Introduction to the Equation of a Straight Line: y=mx+c

  • The equation of a straight line in the Cartesian coordinate system is given by y = mx + c.
  • Each letter in this equation has a particular meaning: y is the dependent variable, x is the independent variable, m is the gradient (slope) of the line, and c is the y-intercept.
  • The letter m represents the gradient of the line, which is the measure of how steep the line is.
  • The y-intercept, represented by c, is the point on the graph where the line crosses the y-axis.

Finding the Gradient and y-intercept

  • The gradient (m) of the line can be found by taking any two points on the line, (x1, y1) and (x2, y2), and calculating the change in y divided by the change in x: m = (y2 - y1) / (x2 - x1).
  • The y-intercept (c) can be found by rearranging the equation to c = y - mx, and subbing in any point on the line for x and y.

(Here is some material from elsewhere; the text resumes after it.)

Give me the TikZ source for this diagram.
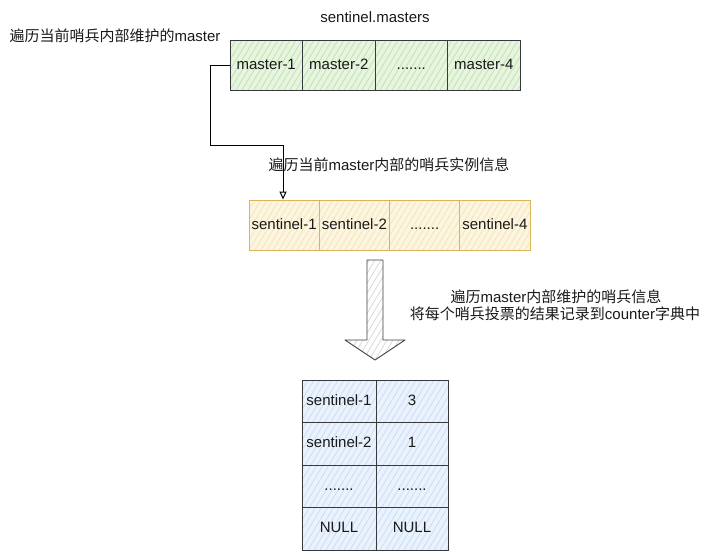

Drawing and Interpreting the Line

  • When given the equation y = mx + c, you can draw the line on a graph by first marking the y-intercept (c) on the y-axis and then using the gradient (m) to find another point on the line.
  • For example, if the gradient is 2, for every step you move right on the x-axis, you move up two steps on the y-axis. If the gradient is -2, for every step you move right, you move down two steps.
  • The gradient also indicates the direction of the line: a positive gradient means the line slopes upwards from left to right, while a negative gradient means it slopes downwards.

Examples

  • For instance, consider the equation y = 3x + 2. Here, the gradient (m) is 3 and the y-intercept (c) is 2. So, the line cuts the y-axis at 2 and for every 1 unit increase in x, y increases by 3 units.
  • Another example could be y = -2x + 1. Here, the gradient is -2 and the y-intercept is 1. The line intersects the y-axis at 1 and for every 1 unit increase in x, y decreases by 2 units.

Conclusion

  • Understanding the equation of a straight line y=mx+c is crucial in algebra, as it provides the basis for exploring relationships between variables.
  • The gradient and the y-intercept play a crucial role in defining the line’s characteristics. Hence, it’s essential to understand how to find them and what they represent.
  • Practice is key for comprehension and confidently applying knowledge of this equation in a range of mathematical problems.